Я впервые ловила на себе любопытные и уважительные взгляды парней. Должна признаться: этими взглядами я наслаждалась больше, чем самим статусом невесты. Меня радовало, что хоть раз в жизни меня наконец признали равной. Для меня это было самым удивительным признанием. Бывшие и нынешние старшеклассницы щебетали, что Тармо «очень красив». Мамины подруги шептались, что он «очень богат». Комплименты и знаки внимания перемежались с завистливыми взглядами.
– Вот это мужчина! – говорила мне подруга, которая красовалась обычно на школьных вечерах в самом глубоком декольте. – Где только ты его подцепила? Какие мускулы! А вкус какой! Он что, выбирает невест по принципу контраста – чтобы еще больше красоваться на их фоне? Или вы обручены с колыбели, и он не может отказаться от тебя?..
– Нигде я его не подцепила, он сам меня подцепил, – серьезно отвечала я. – Совсем недавно…
– Не знаю, – отбивалась я. – Он, правда, говорит, что после немецких манекенщиц все наши девушки кажутся ему коротконогими: мол, задница чуть ли не по земле волочится. Не знаю, это он так сказал…
– По земле, говоришь, волочится? – презрительная улыбка подружки мгновенно угасла, словно на невысохшую еще акварель плеснули водой. И осталось бесформенное пятно.
Меня настолько поразило исчезновение с ее лица этой сияющей улыбки, что в утешение ей я даже выдала секрет Тармо: «Просто я напоминаю ему одну берлинскую манекенщицу, его большую любовь… Мои волосы и фигура…»

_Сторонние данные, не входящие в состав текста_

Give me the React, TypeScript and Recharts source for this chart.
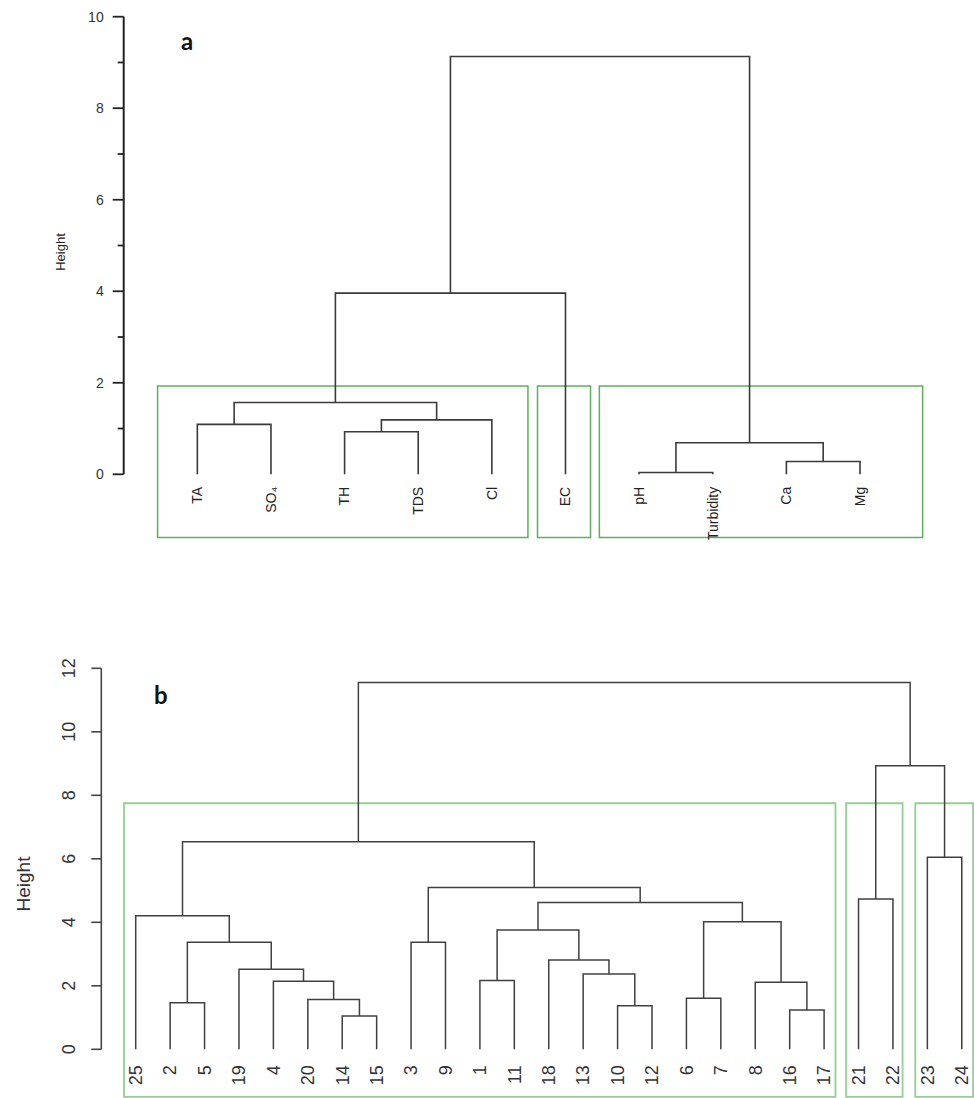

Но продолжить я не смогла. Школьная королева красоты, не в силах перенести такой удар судьбы, возмущенно заорала:
– Это ты – манекенщица? Это у тебя волосы и фигура?!
Завистники утешались, предсказывая быстрый и плачевный крах этого совершенно неравного брака. Меня открыто утешали: мол, многие видные мужчины берут себе совершенно невзрачных жен – чтобы сделать из них домашних куриц. Надолго ли – это уже зависит от ловкости самой курицы. Бывают чудеса: неприметных женушек не бросают, потому что те соображают, как выносить все перепады мужниного настроения. Богатырям вроде Тармо нужны жены понятливые, чтобы дома был порядок, а прихоти свои они удовлетворят где-нибудь на стороне.